Paul Ryan: Lifting Oil Export Ban ‘Like Having 100 Keystone Pipelines’ and Great for Foreign Policy

By Michael Bastasch Published on December 22, 2015

House Speaker Paul Ryan says lifting the decades-old ban on oil exports will be “like having 100 Keystone pipelines” as he beats back criticisms that Republicans lost out by trading oil exports for extended green energy subsidies.

“Having the oil export ban lifted permanently is like having 100 Keystone pipelines, and it’s really good for foreign policy,” Ryan said on The Hugh Hewitt Show Monday.

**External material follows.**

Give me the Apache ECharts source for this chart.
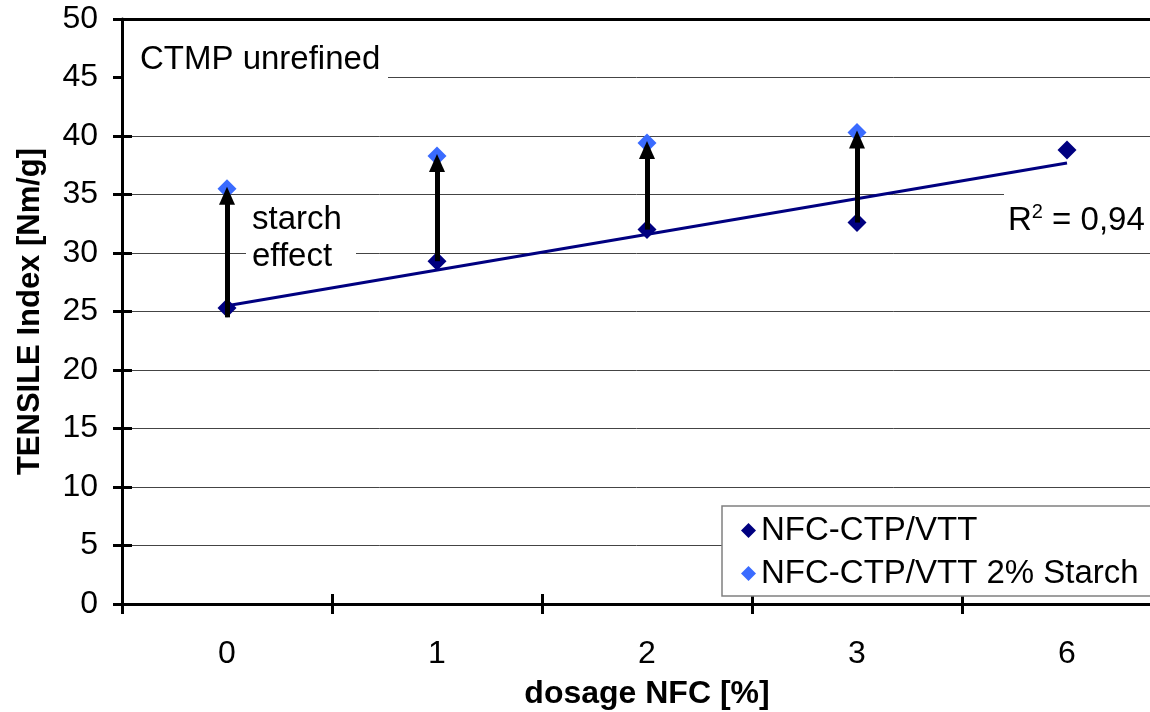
<!DOCTYPE html>
<html>
<head>
<meta charset="utf-8">
<script src="https://cdn.jsdelivr.net/npm/echarts@6/dist/echarts.min.js"></script>
<style>
  html, body { margin: 0; padding: 0; background: #fff; }
  #chart { width: 1150px; height: 712px; }
</style>
</head>
<body>
<div id="chart"></div>
<script>
  // dosage NFC [%]
  const dosages = ['0', '1', '2', '3', '6']
  // tensile index [Nm/g]
  const tensileNfc = [25.3, 29.3, 32.0, 32.6, 38.8]
  const tensileStarch = [35.5, 38.3, 39.4, 40.3]
  // linear trend of NFC-CTP/VTT, value at first and last category
  const trendEnds = [25.5, 37.7]
  const yTicks = [0, 5, 10, 15, 20, 25, 30, 35, 40, 45, 50]

  const font = '"Liberation Sans", Arial, sans-serif'
  const darkBlue = '#000080'
  const lightBlue = '#3A6BFF'

  let chart = echarts.init(document.getElementById('chart'))

  // arrows from plain to starch value
  let arrows = tensileStarch.map(function (v, i) {
    return [
      {coord: [i, tensileNfc[i] - (i === 0 ? 0.8 : 0)]},
      {coord: [i, v - 0.6]}
    ]
  })

  let option = {
    animation: false,
    backgroundColor: '#fff',
    textStyle: {fontFamily: font},
    grid: {left: 122, top: 19, width: 1050, bottom: 108, outerBoundsMode: 'none', containLabel: false},
    legend: {
      orient: 'vertical',
      left: 722,
      top: 506,
      padding: [7, 30, 5, 19],
      itemGap: 8,
      itemWidth: 15,
      itemHeight: 15,
      backgroundColor: '#fff',
      borderColor: '#808080',
      borderWidth: 1.5,
      borderRadius: 0,
      textStyle: {fontFamily: font, fontSize: 33, color: '#000', lineHeight: 35},
      data: [
        {name: 'NFC-CTP/VTT', icon: 'diamond', itemStyle: {color: darkBlue, opacity: 1}},
        {name: 'NFC-CTP/VTT 2% Starch', icon: 'diamond', itemStyle: {color: lightBlue, opacity: 1}}
      ]
    },
    xAxis: [{
      type: 'category',
      data: dosages,
      boundaryGap: true,
      name: 'dosage NFC [%]',
      nameLocation: 'middle',
      nameGap: 74,
      nameTextStyle: {fontFamily: font, fontSize: 32, fontWeight: 'bold', color: '#000'},
      axisLine: {lineStyle: {color: '#000', width: 3}},
      axisTick: {show: true, inside: false, length: 10, lineStyle: {color: '#000', width: 3}},
      axisLabel: {fontFamily: font, fontSize: 32, color: '#000', margin: 34},
      splitLine: {show: false}
    }, {
      type: 'category',
      data: dosages,
      position: 'bottom',
      boundaryGap: true,
      axisLine: {show: false},
      axisTick: {show: true, inside: true, length: 10, lineStyle: {color: '#000', width: 3}},
      axisLabel: {show: false},
      splitLine: {show: false}
    }],
    yAxis: [{
      type: 'value',
      min: yTicks[0],
      max: yTicks[yTicks.length - 1],
      interval: 5,
      name: 'TENSILE Index [Nm/g]',
      nameLocation: 'middle',
      nameGap: 76,
      nameTextStyle: {fontFamily: font, fontSize: 31, fontWeight: 'bold', color: '#000'},
      axisLine: {show: true, lineStyle: {color: '#000', width: 3}},
      axisTick: {show: true, inside: false, length: 9, lineStyle: {color: '#000', width: 3}},
      axisLabel: {fontFamily: font, fontSize: 32, color: '#000', margin: 24},
      splitLine: {show: true, lineStyle: {color: '#444', width: 1}}
    }, {
      type: 'value',
      min: yTicks[0],
      max: yTicks[yTicks.length - 1],
      interval: 5,
      position: 'left',
      axisLine: {show: false},
      axisTick: {show: true, inside: true, length: 10, lineStyle: {color: '#000', width: 3}},
      axisLabel: {show: false},
      splitLine: {show: false}
    }],
    series: [
      {
        name: 'trend',
        type: 'line',
        data: [[0, trendEnds[0]], [dosages.length - 1, trendEnds[1]]],
        symbol: 'none',
        lineStyle: {color: darkBlue, width: 3},
        silent: true,
        z: 2,
        markLine: {
          silent: true,
          symbol: 'none',
          label: {show: false},
          lineStyle: {color: '#000', width: 3, type: 'solid'},
          data: [{yAxis: yTicks[yTicks.length - 1]}]
        }
      },
      {
        name: 'arrows',
        type: 'line',
        data: [],
        silent: true,
        markLine: {
          silent: true,
          symbol: ['none', 'triangle'],
          symbolSize: [16, 18],
          label: {show: false},
          lineStyle: {color: '#000', width: 5, type: 'solid'},
          itemStyle: {color: '#000'},
          emphasis: {disabled: true},
          data: arrows
        },
        z: 3
      },
      {
        name: 'NFC-CTP/VTT',
        type: 'scatter',
        data: tensileNfc,
        symbol: 'diamond',
        symbolSize: 19,
        itemStyle: {color: darkBlue, opacity: 1},
        z: 4
      },
      {
        name: 'NFC-CTP/VTT 2% Starch',
        type: 'scatter',
        data: tensileStarch,
        symbol: 'diamond',
        symbolSize: 19,
        itemStyle: {color: lightBlue, opacity: 1},
        z: 4
      }
    ],
    graphic: [
      {type: 'rect', left: 124, top: 38, shape: {width: 264, height: 46}, style: {fill: '#fff'}, z: 10},
      {type: 'text', left: 140, top: 43, style: {text: 'CTMP unrefined', font: '33px ' + font, fill: '#000'}, z: 11},
      {type: 'rect', left: 246, top: 240, shape: {width: 110, height: 26}, style: {fill: '#fff'}, z: 10},
      {type: 'text', left: 252, top: 201, style: {text: 'starch\neffect', font: '33px ' + font, fill: '#000', lineHeight: 37}, z: 11},
      {type: 'rect', left: 1004, top: 186, shape: {width: 146, height: 60}, style: {fill: '#fff'}, z: 10},
      {
        type: 'text', left: 1008, top: 202, z: 11,
        style: {
          text: 'R{sup|2} = 0,94',
          font: '33px ' + font,
          fill: '#000',
          rich: {sup: {fontSize: 20, fontFamily: font, fill: '#000', verticalAlign: 'top', padding: [0, 0, 18, 0]}}
        }
      }
    ]
  }

  chart.setOption(option)
</script>
</body>
</html>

Congress passed two massive budget and tax bills last week to avoid a government shutdown. As part of a compromise to pass the bills, Democrats agreed to lift the ban on U.S. crude oil exports in exchange for extending subsidies for wind energy and solar panels another five years. Conservative groups have largely condemned the concession, but Republican lawmakers have tried justifying the trade.

“It helps us put OPEC out of business. It’s not good for Venezuela, the Middle East, Russia, and others,” Ryan told Hugh Hewitt.

After President Barack Obama vetoed Keystone XL legislation in February, Republican lawmakers refocused their energy efforts to lifting the 1970s-era ban on exporting domestically-produced crude oil. The GOP argues lifting the oil export ban would allow the U.S. energy boom to continue and create more jobs.

While conservatives groups generally supported lifting the export ban, they were wary of what Republicans would trade to meet their policy goals.

“The Republicans are right to fight for lifting the oil export ban, as it would reduce gasoline prices for families and enhance U.S. energy security,” Tom Pyle, president of the free market American Energy Alliance, wrote in a recent blog post. “But not at any price.”

“Republicans in Congress have opposed President Obama’s carbon regulations throughout this year, yet this bill provides an additional five years of this subsidy that is critical for the implementation of these regulations,” echoed Heritage Action, the political arm of the conservative Heritage Foundation.

Republican lawmakers, however, defended their votes for the $1.1 trillion budget bill and $700 billion tax package, arguing the bills reflected “the priorities of the American people.”

“It stops unnecessary and harmful White House proposals and regulations that hinder growth and job creation, and that harm the very industries that make our nation and our economy strong — including eliminating a 40-year-old ban on the U.S. export of crude oil,” Rep. Hal Rogers of Kentucky, who chairs the House appropriations committee, said on the budget bill’s passage.